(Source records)
····················

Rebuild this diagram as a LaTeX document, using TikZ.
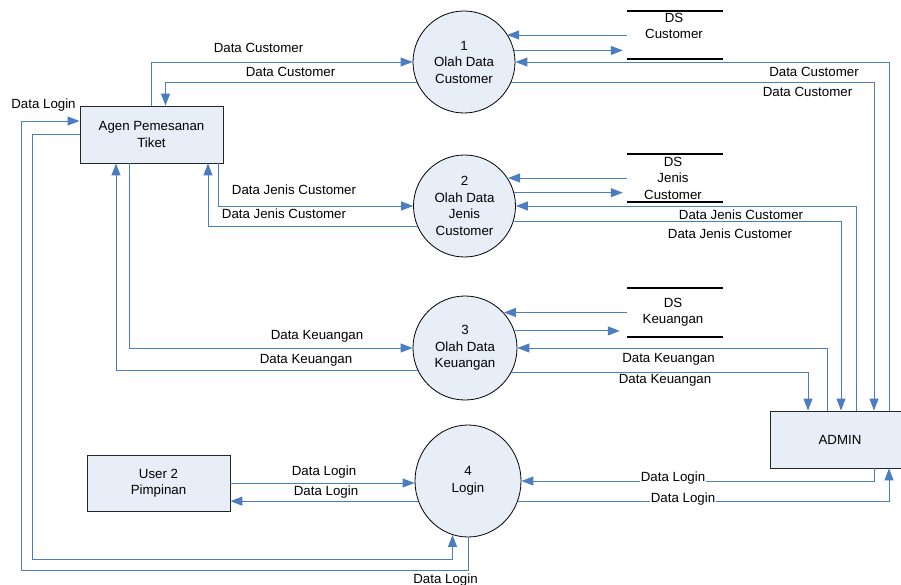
\documentclass[tikz,border=0pt]{standalone}
\usepackage{fontspec}
\setmainfont{Liberation Sans}
\usetikzlibrary{arrows.meta,calc,shapes.geometric}
\definecolor{flowc}{RGB}{74,126,193}
\definecolor{fillc}{RGB}{232,238,247}
\begin{document}
\begin{tikzpicture}[x=1pt,y=-1pt,
  every node/.style={font=\fontsize{13.3}{16.5}\selectfont},
  flow/.style={draw=flowc, line width=0.95pt, -{Triangle[length=12pt,width=9pt]}},
  proc/.style={ellipse, draw=black, line width=0.8pt, fill=fillc, inner sep=0pt, align=center},
  ent/.style={rectangle, draw=black!85, line width=0.9pt, fill=fillc, align=center, inner sep=0pt},
  store/.style={rectangle, minimum width=96pt, inner sep=0pt},
  storeline/.style={draw=black, line width=1.6pt},
  lbl/.style={inner sep=0.5pt, anchor=base},
  lblw/.style={inner sep=0.5pt, anchor=base, fill=white},
]
\useasboundingbox (0,0) rectangle (901,585);

% entities
\node[ent, minimum width=143pt, minimum height=57pt] (a) at (151.5,134.5) {Agen Pemesanan\\Tiket};
\node[ent, minimum width=143pt, minimum height=56pt] (u) at (158.5,483) {User 2\\Pimpinan};
\node[ent, minimum width=140pt, minimum height=57pt] (ad) at (840,439.5) {ADMIN};

% processes
\node[proc, minimum width=102pt, minimum height=102pt] (c1) at (464,62) {1\\Olah Data\\Customer};
\node[proc, minimum width=102pt, minimum height=102pt] (c2) at (464.5,206) {2\\Olah Data\\Jenis\\Customer};
\node[proc, minimum width=104pt, minimum height=104pt] (c3) at (465,348) {3\\Olah Data\\Keuangan};
\node[proc, minimum width=106pt, minimum height=112pt] (c4) at (468,481) {4\\Login};

% data stores
\node[store, minimum height=48pt] (ds1) at (675,35) {};
\node[store, minimum height=48pt] (ds2) at (675,178) {};
\node[store, minimum height=49pt] (ds3) at (675,312.5) {};
\draw[storeline] (ds1.north west) -- (ds1.north east);
\draw[storeline] (ds1.south west) -- (ds1.south east);
\draw[storeline] (ds2.north west) -- (ds2.north east);
\draw[storeline] (ds2.south west) -- (ds2.south east);
\draw[storeline] (ds3.north west) -- (ds3.north east);
\draw[storeline] (ds3.south west) -- (ds3.south east);
\node[align=center] (ds1t) at (674,26) {DS\\Customer};
\node[align=center] (ds2t) at (673,178) {DS\\Jenis\\Customer};
\node[align=center] (ds3t) at (673,312) {DS\\Keuangan};

% Agen <-> processes
\draw[flow] (a.north) |- (c1.west);
\draw[flow] (c1.204) -| ($(a.north)+(14,0)$);
\draw[flow] ($(a.south)+(66.5,0)$) |- (c2.west);
\draw[flow] (c2.203) -| ($(a.south)+(56.5,0)$);
\draw[flow] ($(a.south)+(-22.5,0)$) |- (c3.west);
\draw[flow] (c3.205) -| ($(a.south)+(-35.5,0)$);
\draw[flow] (c4.south) -- ++(0,33) -| (21,121) -- ($(a.west)+(0,-13.5)$);
\draw[flow] (a.west) -| (32,559) -| (c4.254);

% ADMIN <-> processes
\draw[flow] ($(ad.north)+(49,0)$) |- (c1.east);
\draw[flow] (c1.336) -| ($(ad.north)+(34,0)$);
\draw[flow] ($(ad.north)+(16,0)$) |- (c2.east);
\draw[flow] (c2.342) -| ($(ad.north)+(1,0)$);
\draw[flow] ($(ad.north)+(-13,0)$) |- (c3.east);
\draw[flow] (c3.332) -| ($(ad.north)+(-32,0)$);
\draw[flow] ($(ad.south)+(34,0)$) |- (c4.east);
\draw[flow] (c4.338) -| ($(ad.south)+(49,0)$);

% User <-> Login
\draw[flow] (u.east) -- (u.east -| c4.west);
\draw[flow] (c4.202) -- (c4.202 -| u.east);

% stores <-> processes
\draw[flow] (ds1.west) -- (ds1.west -| c1.33);
\draw[flow] (c1.13) -- ($(c1.13 -| ds1.west)+(-4,0)$);
\draw[flow] (ds2.west) -- (ds2.west -| c2.32);
\draw[flow] (c2.15) -- ($(c2.15 -| ds2.west)+(-4,0)$);
\draw[flow] (ds3.west) -- (ds3.west -| c3.42);
\draw[flow] (c3.19) -- ($(c3.19 -| ds3.west)+(-7,0)$);

% labels
\node[lbl] (l1) at (258.5,52.8) {Data Customer};
\node[lbl] (l2) at (290.5,76.8) {Data Customer};
\node[lbl] (l3) at (814,76.8) {Data Customer};
\node[lbl] (l4) at (807.5,96.8) {Data Customer};
\node[lbl] (l5) at (294,194.8) {Data Jenis Customer};
\node[lbl] (l6) at (284,218.8) {Data Jenis Customer};
\node[lbl] (l7) at (741,219.8) {Data Jenis Customer};
\node[lbl] (l8) at (730,238.8) {Data Jenis Customer};
\node[lbl] (l9) at (317,339.8) {Data Keuangan};
\node[lbl] (l10) at (306,363.8) {Data Keuangan};
\node[lbl] (l11) at (668.5,362.8) {Data Keuangan};
\node[lblw] (l12) at (665,383.8) {Data Keuangan};
\node[lbl] (l13) at (43.5,108.8) {Data Login};
\node[lbl] (l14) at (445.5,583.8) {Data Login};
\node[lbl] (l15) at (324,475.8) {Data Login};
\node[lbl] (l16) at (326,495.8) {Data Login};
\node[lblw] (l17) at (673,481.8) {Data Login};
\node[lblw] (l18) at (683,502.8) {Data Login};
\end{tikzpicture}
\end{document}
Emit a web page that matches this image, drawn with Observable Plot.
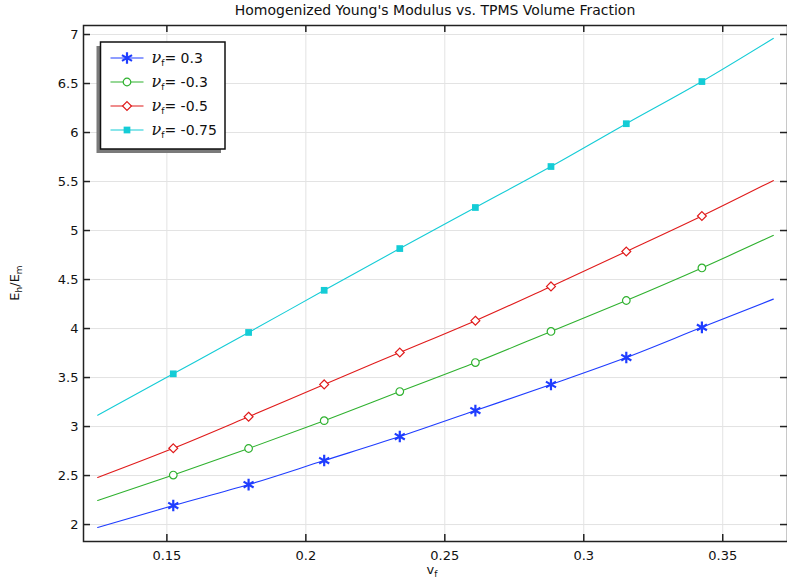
<!DOCTYPE html>
<html>
<head>
<meta charset="utf-8">
<script src="https://cdn.jsdelivr.net/npm/d3@7"></script>
<script src="https://cdn.jsdelivr.net/npm/@observablehq/plot@0.6"></script>
<style>
  html, body { margin: 0; padding: 0; background: #fff; }
  #chart svg { display: block; }
</style>
</head>
<body>
<div id="chart"></div>
<script>
// ---- data ----
const title = "Homogenized Young's Modulus vs. TPMS Volume Fraction";
const vf = [0.1251, 0.1523, 0.1794, 0.2066, 0.2338, 0.2610, 0.2882, 0.3153, 0.3425, 0.3682];
const seriesLabels = ["0.3", "-0.3", "-0.5", "-0.75"];
const eNu03 = [1.97, 2.194, 2.408, 2.653, 2.898, 3.163, 3.429, 3.704, 4.012, 4.30];
const eNuM03 = [2.245, 2.505, 2.776, 3.06, 3.357, 3.653, 3.97, 4.286, 4.618, 4.95];
const eNuM05 = [2.48, 2.778, 3.10, 3.43, 3.755, 4.08, 4.43, 4.786, 5.148, 5.51];
const eNuM075 = [3.115, 3.538, 3.96, 4.39, 4.816, 5.235, 5.653, 6.09, 6.52, 6.96];
const xTicks = [0.15, 0.2, 0.25, 0.3, 0.35];
const yTicks = [2, 2.5, 3, 3.5, 4, 4.5, 5, 5.5, 6, 6.5, 7];

// ---- styles ----
const colors = ["#1f3dff", "#2fb12f", "#e01b1b", "#14ccd6"];
const symbols = ["asterisk", "circle", "diamond2", "square"];
const d3Symbols = [d3.symbolAsterisk, d3.symbolCircle, d3.symbolDiamond2, d3.symbolSquare];
const radii = [5.5, 3.8, 4, 3.8];
const fills = ["none", "white", "white", colors[3]];
const strokes = [colors[0], colors[1], colors[2], "none"];
const strokeWidths = [2.2, 1.2, 1.2, 0];

const allSeries = [eNu03, eNuM03, eNuM05, eNuM075];
const rows = [];
allSeries.forEach((vals, s) => {
  vals.forEach((v, i) => rows.push({vf: vf[i], E: v, s, marker: i > 0 && i < vals.length - 1}));
});

const W = 787, H = 579;
const mL = 83, mR = 0, mT = 25, mB = 38;
const fw = W - mL - mR, fh = H - mT - mB;
const tick = 7;

const marks = [
  Plot.gridX(xTicks, {stroke: "#e3e3e3", strokeOpacity: 1, strokeWidth: 1}),
  Plot.gridY(yTicks, {stroke: "#e3e3e3", strokeOpacity: 1, strokeWidth: 1}),
  Plot.line(rows, {x: "vf", y: "E", z: "s", stroke: d => colors[d.s], strokeWidth: 1.1, curve: "monotone-x"}),
];
allSeries.forEach((_, s) => {
  marks.push(Plot.dot(rows.filter(d => d.s === s && d.marker), {
    x: "vf", y: "E", symbol: () => symbols[s], r: radii[s],
    fill: fills[s], stroke: strokes[s], strokeWidth: strokeWidths[s]
  }));
});
marks.push(
  // inward ticks on all four sides
  Plot.tickX(xTicks, {x: d => d, insetTop: fh - tick, stroke: "#222", strokeWidth: 1.5}),
  Plot.tickX(xTicks, {x: d => d, insetBottom: fh - tick, stroke: "#222", strokeWidth: 1.5}),
  Plot.tickY(yTicks, {y: d => d, insetRight: fw - tick, stroke: "#222", strokeWidth: 1.5}),
  Plot.tickY(yTicks, {y: d => d, insetLeft: fw - tick, stroke: "#222", strokeWidth: 1.5}),
  Plot.axisX(xTicks, {tickSize: 0, tickPadding: 9, fontSize: 13, label: null, fill: "#111", tickFormat: d => String(d)}),
  Plot.axisY(yTicks, {tickSize: 0, tickPadding: 5, fontSize: 13, label: null, fill: "#111", tickFormat: d => String(d)}),
  Plot.frame({stroke: "#222", strokeWidth: 1.5})
);

const svg = Plot.plot({
  width: W, height: H,
  marginLeft: mL, marginRight: mR, marginTop: mT, marginBottom: mB,
  style: {fontFamily: "DejaVu Sans", background: "white", overflow: "visible"},
  x: {domain: [0.12, 0.3733], label: null},
  y: {domain: [1.827, 7.092], label: null},
  marks
});
document.getElementById("chart").appendChild(svg);

// ---- text annotations ----
const s = d3.select(svg);
s.append("text").attr("x", (mL + W - mR) / 2).attr("y", 15)
  .attr("text-anchor", "middle").attr("font-family", "DejaVu Sans").attr("font-size", 14)
  .attr("fill", "#111").text(title);

// x label: v_f
const xl = s.append("text").attr("x", (mL + W - mR) / 2 - 3).attr("y", 574)
  .attr("text-anchor", "middle").attr("font-family", "DejaVu Sans").attr("font-size", 13).attr("fill", "#111");
xl.append("tspan").text("v");
xl.append("tspan").attr("dy", 3).attr("font-size", 9).text("f");

// y label: E_h/E_m
const yl = s.append("text").attr("transform", `translate(19,${mT + fh / 2}) rotate(-90)`)
  .attr("text-anchor", "middle").attr("font-family", "DejaVu Sans").attr("font-size", 13).attr("fill", "#111");
yl.append("tspan").text("E");
yl.append("tspan").attr("dy", 3).attr("font-size", 9).text("h");
yl.append("tspan").attr("dy", -3).text("/E");
yl.append("tspan").attr("dy", 3).attr("font-size", 9).text("m");

// legend
const lx = 100.5, ly = 42, lw = 124.5, lh = 107;
const lg = s.append("g").attr("text-anchor", "start");
lg.append("rect").attr("x", lx - 4).attr("y", ly + 4).attr("width", lw).attr("height", lh).attr("fill", "#7a7a7a");
lg.append("rect").attr("x", lx).attr("y", ly).attr("width", lw).attr("height", lh)
  .attr("fill", "white").attr("stroke", "#111").attr("stroke-width", 1.5);
seriesLabels.forEach((lab, i) => {
  const y = ly + 16 + i * 24;
  lg.append("line").attr("x1", lx + 10).attr("x2", lx + 43).attr("y1", y).attr("y2", y)
    .attr("stroke", colors[i]).attr("stroke-width", 1.1);
  lg.append("path").attr("transform", `translate(${lx + 26.5},${y})`)
    .attr("d", d3.symbol(d3Symbols[i], Math.PI * radii[i] * radii[i])())
    .attr("fill", fills[i]).attr("stroke", strokes[i]).attr("stroke-width", strokeWidths[i]);
  const t = lg.append("text").attr("x", lx + 51).attr("y", y + 5).attr("text-anchor", "start")
    .attr("font-family", "DejaVu Sans").attr("font-size", 14).attr("fill", "#111");
  t.append("tspan").attr("font-family", "DejaVu Serif").attr("font-style", "italic").attr("font-size", 16).text("ν");
  t.append("tspan").attr("dy", 3).attr("font-size", 9).text("f");
  t.append("tspan").attr("dy", -3).text("= " + lab);
});
</script>
</body>
</html>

····················

STATED PROBLEM — Write out word for word the lines above that run from the one with "Emit a web page" to the one with "const tick = 7;". Include both end lines; exclude the images.

OUTPUT —
Emit a web page that matches this image, drawn with Observable Plot.
<!DOCTYPE html>
<html>
<head>
<meta charset="utf-8">
<script src="https://cdn.jsdelivr.net/npm/d3@7"></script>
<script src="https://cdn.jsdelivr.net/npm/@observablehq/plot@0.6"></script>
<style>
  html, body { margin: 0; padding: 0; background: #fff; }
  #chart svg { display: block; }
</style>
</head>
<body>
<div id="chart"></div>
<script>
// ---- data ----
const title = "Homogenized Young's Modulus vs. TPMS Volume Fraction";
const vf = [0.1251, 0.1523, 0.1794, 0.2066, 0.2338, 0.2610, 0.2882, 0.3153, 0.3425, 0.3682];
const seriesLabels = ["0.3", "-0.3", "-0.5", "-0.75"];
const eNu03 = [1.97, 2.194, 2.408, 2.653, 2.898, 3.163, 3.429, 3.704, 4.012, 4.30];
const eNuM03 = [2.245, 2.505, 2.776, 3.06, 3.357, 3.653, 3.97, 4.286, 4.618, 4.95];
const eNuM05 = [2.48, 2.778, 3.10, 3.43, 3.755, 4.08, 4.43, 4.786, 5.148, 5.51];
const eNuM075 = [3.115, 3.538, 3.96, 4.39, 4.816, 5.235, 5.653, 6.09, 6.52, 6.96];
const xTicks = [0.15, 0.2, 0.25, 0.3, 0.35];
const yTicks = [2, 2.5, 3, 3.5, 4, 4.5, 5, 5.5, 6, 6.5, 7];

// ---- styles ----
const colors = ["#1f3dff", "#2fb12f", "#e01b1b", "#14ccd6"];
const symbols = ["asterisk", "circle", "diamond2", "square"];
const d3Symbols = [d3.symbolAsterisk, d3.symbolCircle, d3.symbolDiamond2, d3.symbolSquare];
const radii = [5.5, 3.8, 4, 3.8];
const fills = ["none", "white", "white", colors[3]];
const strokes = [colors[0], colors[1], colors[2], "none"];
const strokeWidths = [2.2, 1.2, 1.2, 0];

const allSeries = [eNu03, eNuM03, eNuM05, eNuM075];
const rows = [];
allSeries.forEach((vals, s) => {
  vals.forEach((v, i) => rows.push({vf: vf[i], E: v, s, marker: i > 0 && i < vals.length - 1}));
});

const W = 787, H = 579;
const mL = 83, mR = 0, mT = 25, mB = 38;
const fw = W - mL - mR, fh = H - mT - mB;
const tick = 7;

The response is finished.